Add Border to Image
Wrap a clean solid border around a photo — white for Instagram, black gallery style, any color, or a polaroid caption strip. Live preview, px or % width. Runs locally in your browser, nothing uploaded.
Add a border to a photo online
Wrap a clean solid frame around any picture — white for Instagram, black for a gallery look, or a polaroid-style caption strip — and download it as JPG, PNG or WebP. Everything runs locally in your browser; nothing is uploaded.
Add Border to Image wraps a clean, even frame around a picture — the crisp white border that makes photos pop in an Instagram feed, a thin black keyline that stops a light product shot from bleeding into a white page, or the classic polaroid look with its thicker caption strip at the bottom. Pick a color, drag the width slider, and the preview updates live along with a readout of the final pixel size.

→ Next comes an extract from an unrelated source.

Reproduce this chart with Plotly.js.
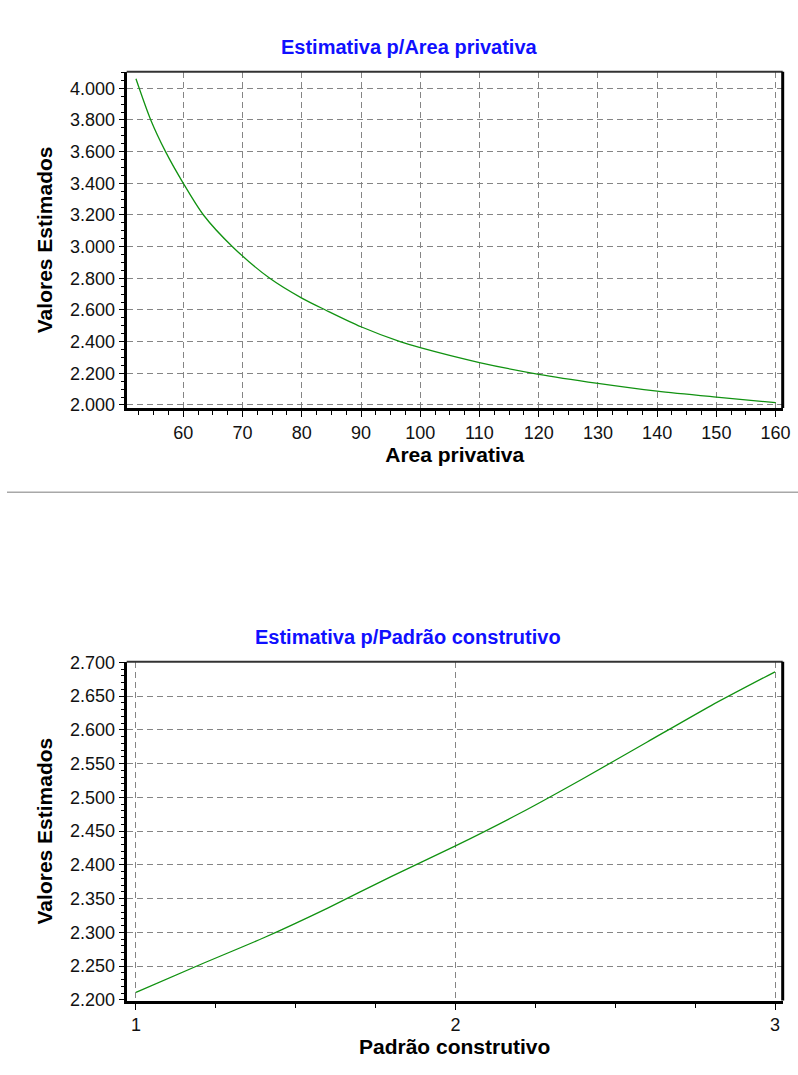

Width can be set in pixels or as a percentage of the short side — the % mode is what you want when processing photos of different sizes, because the frame stays visually consistent. An optional rounded-corner setting curves the outer frame, and presets load the three most common styles in one click. As always: rendered locally in your browser, nothing uploaded.
FAQ
What border width looks good on social feeds?
4–8% of the short side is the sweet spot — visible but not chunky. The insight line tells you when your current width falls inside that range.
What is the polaroid option exactly?
An even frame on three sides with a bottom strip about 3× thicker — the shape of a classic instant photo. Combine with white and you have the iconic look; add a caption later in any editor.
Pixels or percent — which should I use?
Percent when you want consistency across photos of different resolutions (5% reads the same on a 1000px and a 4000px image). Pixels when a design spec demands an exact value.
Can the border be transparent or semi-transparent?
The border itself is a solid color. If you need a transparent margin (padding without visible frame), that's better done in the destination layout. Rounded outer corners do stay transparent in PNG/WebP.
Does the border cover part of my photo?
No — the canvas grows outward. A 640×400 photo with a 20px border becomes 680×440; every original pixel is preserved.
Can I stack this with other edits?
Yes — a common chain is: crop → add border here → compress with the Image Compressor. Each tool hands you a clean file for the next step.
Which format should I export?
JPG for photos going to social media (smallest). PNG if you used rounded corners or need lossless quality. WebP for the best size/quality ratio where supported.
Is my image uploaded?
No. The frame is drawn in a canvas inside your browser — the tool even works offline once loaded.